PROBLEM TO SOLVE:
Print each line of the listing once more, precisely as given.

SOURCE EXCERPT:

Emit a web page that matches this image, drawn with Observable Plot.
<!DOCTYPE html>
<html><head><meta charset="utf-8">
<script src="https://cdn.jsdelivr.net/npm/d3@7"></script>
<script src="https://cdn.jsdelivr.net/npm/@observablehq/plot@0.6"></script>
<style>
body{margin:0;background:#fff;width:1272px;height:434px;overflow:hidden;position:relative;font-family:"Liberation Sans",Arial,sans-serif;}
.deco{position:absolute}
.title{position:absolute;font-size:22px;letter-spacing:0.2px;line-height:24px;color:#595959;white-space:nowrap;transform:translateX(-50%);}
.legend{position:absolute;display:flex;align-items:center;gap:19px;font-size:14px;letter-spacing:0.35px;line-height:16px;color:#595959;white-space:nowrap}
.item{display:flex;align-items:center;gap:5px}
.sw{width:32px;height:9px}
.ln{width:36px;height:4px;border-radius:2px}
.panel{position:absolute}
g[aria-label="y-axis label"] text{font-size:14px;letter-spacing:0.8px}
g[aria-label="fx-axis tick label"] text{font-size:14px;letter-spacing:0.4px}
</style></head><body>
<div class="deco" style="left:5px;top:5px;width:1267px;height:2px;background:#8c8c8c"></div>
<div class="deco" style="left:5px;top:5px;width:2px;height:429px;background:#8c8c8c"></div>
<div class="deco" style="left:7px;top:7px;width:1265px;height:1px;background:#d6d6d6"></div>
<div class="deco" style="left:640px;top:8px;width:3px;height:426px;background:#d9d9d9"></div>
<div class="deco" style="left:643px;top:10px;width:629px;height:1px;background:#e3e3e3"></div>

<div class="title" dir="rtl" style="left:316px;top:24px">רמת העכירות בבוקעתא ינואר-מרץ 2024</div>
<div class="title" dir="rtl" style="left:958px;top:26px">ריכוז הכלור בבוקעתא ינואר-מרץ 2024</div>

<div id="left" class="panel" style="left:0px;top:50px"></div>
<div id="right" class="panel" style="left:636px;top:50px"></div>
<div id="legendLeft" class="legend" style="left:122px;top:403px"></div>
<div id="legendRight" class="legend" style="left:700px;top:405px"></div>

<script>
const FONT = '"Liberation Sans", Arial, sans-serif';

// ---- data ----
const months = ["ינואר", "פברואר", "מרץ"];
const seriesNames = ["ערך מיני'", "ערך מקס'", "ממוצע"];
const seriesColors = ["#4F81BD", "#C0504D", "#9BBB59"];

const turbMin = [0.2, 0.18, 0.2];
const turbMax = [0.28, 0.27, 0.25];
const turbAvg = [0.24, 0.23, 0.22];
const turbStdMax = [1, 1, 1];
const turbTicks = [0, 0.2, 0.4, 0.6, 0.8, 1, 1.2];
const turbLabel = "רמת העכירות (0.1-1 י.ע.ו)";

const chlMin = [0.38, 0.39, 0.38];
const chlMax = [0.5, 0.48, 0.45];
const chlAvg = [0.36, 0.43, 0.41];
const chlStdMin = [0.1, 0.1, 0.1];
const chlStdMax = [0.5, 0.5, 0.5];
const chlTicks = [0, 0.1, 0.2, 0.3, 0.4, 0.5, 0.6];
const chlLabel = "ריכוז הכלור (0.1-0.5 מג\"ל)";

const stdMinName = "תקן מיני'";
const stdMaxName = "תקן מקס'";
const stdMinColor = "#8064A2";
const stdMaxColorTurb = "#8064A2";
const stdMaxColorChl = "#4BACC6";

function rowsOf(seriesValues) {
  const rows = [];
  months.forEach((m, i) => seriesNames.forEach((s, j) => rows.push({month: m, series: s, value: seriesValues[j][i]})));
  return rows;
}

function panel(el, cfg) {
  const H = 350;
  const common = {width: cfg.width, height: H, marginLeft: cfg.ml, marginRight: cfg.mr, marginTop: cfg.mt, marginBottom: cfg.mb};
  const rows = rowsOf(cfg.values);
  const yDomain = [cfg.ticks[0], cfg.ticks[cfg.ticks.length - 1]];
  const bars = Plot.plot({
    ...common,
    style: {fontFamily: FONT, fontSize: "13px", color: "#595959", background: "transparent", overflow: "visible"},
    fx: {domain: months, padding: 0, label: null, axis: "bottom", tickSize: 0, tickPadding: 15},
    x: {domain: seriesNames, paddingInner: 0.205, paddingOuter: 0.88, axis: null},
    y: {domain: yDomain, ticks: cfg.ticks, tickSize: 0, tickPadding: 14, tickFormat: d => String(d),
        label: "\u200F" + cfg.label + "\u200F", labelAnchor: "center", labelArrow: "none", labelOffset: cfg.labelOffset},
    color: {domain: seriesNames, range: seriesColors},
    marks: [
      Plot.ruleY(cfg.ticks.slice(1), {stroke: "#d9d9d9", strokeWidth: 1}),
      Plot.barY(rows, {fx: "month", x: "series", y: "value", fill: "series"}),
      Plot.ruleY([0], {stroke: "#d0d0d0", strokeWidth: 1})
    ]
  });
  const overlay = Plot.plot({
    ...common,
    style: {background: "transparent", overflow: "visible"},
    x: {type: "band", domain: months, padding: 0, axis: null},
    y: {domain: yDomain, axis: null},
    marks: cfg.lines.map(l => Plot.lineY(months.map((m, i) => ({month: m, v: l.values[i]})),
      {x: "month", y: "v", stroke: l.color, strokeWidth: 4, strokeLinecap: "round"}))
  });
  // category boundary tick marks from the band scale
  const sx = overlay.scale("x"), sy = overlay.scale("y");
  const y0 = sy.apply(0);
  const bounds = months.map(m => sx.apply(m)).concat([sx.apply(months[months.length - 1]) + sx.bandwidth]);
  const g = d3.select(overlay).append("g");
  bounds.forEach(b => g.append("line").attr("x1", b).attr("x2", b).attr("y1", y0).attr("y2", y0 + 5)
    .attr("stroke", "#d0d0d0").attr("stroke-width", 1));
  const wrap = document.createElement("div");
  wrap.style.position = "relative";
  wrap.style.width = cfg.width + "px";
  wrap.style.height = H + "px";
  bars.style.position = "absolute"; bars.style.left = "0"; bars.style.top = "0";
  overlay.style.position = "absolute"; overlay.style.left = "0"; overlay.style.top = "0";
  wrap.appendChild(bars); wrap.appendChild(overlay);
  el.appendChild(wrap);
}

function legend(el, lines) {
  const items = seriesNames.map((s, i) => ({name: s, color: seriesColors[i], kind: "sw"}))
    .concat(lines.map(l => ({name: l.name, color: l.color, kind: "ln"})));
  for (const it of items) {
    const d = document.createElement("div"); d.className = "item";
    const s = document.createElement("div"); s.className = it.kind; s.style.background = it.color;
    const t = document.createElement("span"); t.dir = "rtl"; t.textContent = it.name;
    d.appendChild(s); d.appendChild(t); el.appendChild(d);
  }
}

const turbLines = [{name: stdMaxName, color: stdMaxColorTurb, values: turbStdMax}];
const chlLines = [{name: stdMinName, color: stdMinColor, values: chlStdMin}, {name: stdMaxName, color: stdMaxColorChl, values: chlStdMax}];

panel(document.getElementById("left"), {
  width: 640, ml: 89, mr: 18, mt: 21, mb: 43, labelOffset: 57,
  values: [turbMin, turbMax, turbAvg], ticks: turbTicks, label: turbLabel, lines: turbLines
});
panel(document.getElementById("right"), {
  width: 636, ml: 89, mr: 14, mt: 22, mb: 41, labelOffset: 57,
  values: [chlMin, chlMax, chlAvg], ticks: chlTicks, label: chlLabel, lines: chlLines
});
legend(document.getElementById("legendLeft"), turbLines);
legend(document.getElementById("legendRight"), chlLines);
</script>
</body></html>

FINAL RESULT:
Emit a web page that matches this image, drawn with Observable Plot.
<!DOCTYPE html>
<html><head><meta charset="utf-8">
<script src="https://cdn.jsdelivr.net/npm/d3@7"></script>
<script src="https://cdn.jsdelivr.net/npm/@observablehq/plot@0.6"></script>
<style>
body{margin:0;background:#fff;width:1272px;height:434px;overflow:hidden;position:relative;font-family:"Liberation Sans",Arial,sans-serif;}
.deco{position:absolute}
.title{position:absolute;font-size:22px;letter-spacing:0.2px;line-height:24px;color:#595959;white-space:nowrap;transform:translateX(-50%);}
.legend{position:absolute;display:flex;align-items:center;gap:19px;font-size:14px;letter-spacing:0.35px;line-height:16px;color:#595959;white-space:nowrap}
.item{display:flex;align-items:center;gap:5px}
.sw{width:32px;height:9px}
.ln{width:36px;height:4px;border-radius:2px}
.panel{position:absolute}
g[aria-label="y-axis label"] text{font-size:14px;letter-spacing:0.8px}
g[aria-label="fx-axis tick label"] text{font-size:14px;letter-spacing:0.4px}
</style></head><body>
<div class="deco" style="left:5px;top:5px;width:1267px;height:2px;background:#8c8c8c"></div>
<div class="deco" style="left:5px;top:5px;width:2px;height:429px;background:#8c8c8c"></div>
<div class="deco" style="left:7px;top:7px;width:1265px;height:1px;background:#d6d6d6"></div>
<div class="deco" style="left:640px;top:8px;width:3px;height:426px;background:#d9d9d9"></div>
<div class="deco" style="left:643px;top:10px;width:629px;height:1px;background:#e3e3e3"></div>

<div class="title" dir="rtl" style="left:316px;top:24px">רמת העכירות בבוקעתא ינואר-מרץ 2024</div>
<div class="title" dir="rtl" style="left:958px;top:26px">ריכוז הכלור בבוקעתא ינואר-מרץ 2024</div>

<div id="left" class="panel" style="left:0px;top:50px"></div>
<div id="right" class="panel" style="left:636px;top:50px"></div>
<div id="legendLeft" class="legend" style="left:122px;top:403px"></div>
<div id="legendRight" class="legend" style="left:700px;top:405px"></div>

<script>
const FONT = '"Liberation Sans", Arial, sans-serif';

// ---- data ----
const months = ["ינואר", "פברואר", "מרץ"];
const seriesNames = ["ערך מיני'", "ערך מקס'", "ממוצע"];
const seriesColors = ["#4F81BD", "#C0504D", "#9BBB59"];

const turbMin = [0.2, 0.18, 0.2];
const turbMax = [0.28, 0.27, 0.25];
const turbAvg = [0.24, 0.23, 0.22];
const turbStdMax = [1, 1, 1];
const turbTicks = [0, 0.2, 0.4, 0.6, 0.8, 1, 1.2];
const turbLabel = "רמת העכירות (0.1-1 י.ע.ו)";

const chlMin = [0.38, 0.39, 0.38];
const chlMax = [0.5, 0.48, 0.45];
const chlAvg = [0.36, 0.43, 0.41];
const chlStdMin = [0.1, 0.1, 0.1];
const chlStdMax = [0.5, 0.5, 0.5];
const chlTicks = [0, 0.1, 0.2, 0.3, 0.4, 0.5, 0.6];
const chlLabel = "ריכוז הכלור (0.1-0.5 מג\"ל)";

const stdMinName = "תקן מיני'";
const stdMaxName = "תקן מקס'";
const stdMinColor = "#8064A2";
const stdMaxColorTurb = "#8064A2";
const stdMaxColorChl = "#4BACC6";

function rowsOf(seriesValues) {
  const rows = [];
  months.forEach((m, i) => seriesNames.forEach((s, j) => rows.push({month: m, series: s, value: seriesValues[j][i]})));
  return rows;
}

function panel(el, cfg) {
  const H = 350;
  const common = {width: cfg.width, height: H, marginLeft: cfg.ml, marginRight: cfg.mr, marginTop: cfg.mt, marginBottom: cfg.mb};
  const rows = rowsOf(cfg.values);
  const yDomain = [cfg.ticks[0], cfg.ticks[cfg.ticks.length - 1]];
  const bars = Plot.plot({
    ...common,
    style: {fontFamily: FONT, fontSize: "13px", color: "#595959", background: "transparent", overflow: "visible"},
    fx: {domain: months, padding: 0, label: null, axis: "bottom", tickSize: 0, tickPadding: 15},
    x: {domain: seriesNames, paddingInner: 0.205, paddingOuter: 0.88, axis: null},
    y: {domain: yDomain, ticks: cfg.ticks, tickSize: 0, tickPadding: 14, tickFormat: d => String(d),
        label: "\u200F" + cfg.label + "\u200F", labelAnchor: "center", labelArrow: "none", labelOffset: cfg.labelOffset},
    color: {domain: seriesNames, range: seriesColors},
    marks: [
      Plot.ruleY(cfg.ticks.slice(1), {stroke: "#d9d9d9", strokeWidth: 1}),
      Plot.barY(rows, {fx: "month", x: "series", y: "value", fill: "series"}),
      Plot.ruleY([0], {stroke: "#d0d0d0", strokeWidth: 1})
    ]
  });
  const overlay = Plot.plot({
    ...common,
    style: {background: "transparent", overflow: "visible"},
    x: {type: "band", domain: months, padding: 0, axis: null},
    y: {domain: yDomain, axis: null},
    marks: cfg.lines.map(l => Plot.lineY(months.map((m, i) => ({month: m, v: l.values[i]})),
      {x: "month", y: "v", stroke: l.color, strokeWidth: 4, strokeLinecap: "round"}))
  });
  // category boundary tick marks from the band scale
  const sx = overlay.scale("x"), sy = overlay.scale("y");
  const y0 = sy.apply(0);
  const bounds = months.map(m => sx.apply(m)).concat([sx.apply(months[months.length - 1]) + sx.bandwidth]);
  const g = d3.select(overlay).append("g");
  bounds.forEach(b => g.append("line").attr("x1", b).attr("x2", b).attr("y1", y0).attr("y2", y0 + 5)
    .attr("stroke", "#d0d0d0").attr("stroke-width", 1));
  const wrap = document.createElement("div");
  wrap.style.position = "relative";
  wrap.style.width = cfg.width + "px";
  wrap.style.height = H + "px";
  bars.style.position = "absolute"; bars.style.left = "0"; bars.style.top = "0";
  overlay.style.position = "absolute"; overlay.style.left = "0"; overlay.style.top = "0";
  wrap.appendChild(bars); wrap.appendChild(overlay);
  el.appendChild(wrap);
}

function legend(el, lines) {
  const items = seriesNames.map((s, i) => ({name: s, color: seriesColors[i], kind: "sw"}))
    .concat(lines.map(l => ({name: l.name, color: l.color, kind: "ln"})));
  for (const it of items) {
    const d = document.createElement("div"); d.className = "item";
    const s = document.createElement("div"); s.className = it.kind; s.style.background = it.color;
    const t = document.createElement("span"); t.dir = "rtl"; t.textContent = it.name;
    d.appendChild(s); d.appendChild(t); el.appendChild(d);
  }
}

const turbLines = [{name: stdMaxName, color: stdMaxColorTurb, values: turbStdMax}];
const chlLines = [{name: stdMinName, color: stdMinColor, values: chlStdMin}, {name: stdMaxName, color: stdMaxColorChl, values: chlStdMax}];

panel(document.getElementById("left"), {
  width: 640, ml: 89, mr: 18, mt: 21, mb: 43, labelOffset: 57,
  values: [turbMin, turbMax, turbAvg], ticks: turbTicks, label: turbLabel, lines: turbLines
});
panel(document.getElementById("right"), {
  width: 636, ml: 89, mr: 14, mt: 22, mb: 41, labelOffset: 57,
  values: [chlMin, chlMax, chlAvg], ticks: chlTicks, label: chlLabel, lines: chlLines
});
legend(document.getElementById("legendLeft"), turbLines);
legend(document.getElementById("legendRight"), chlLines);
</script>
</body></html>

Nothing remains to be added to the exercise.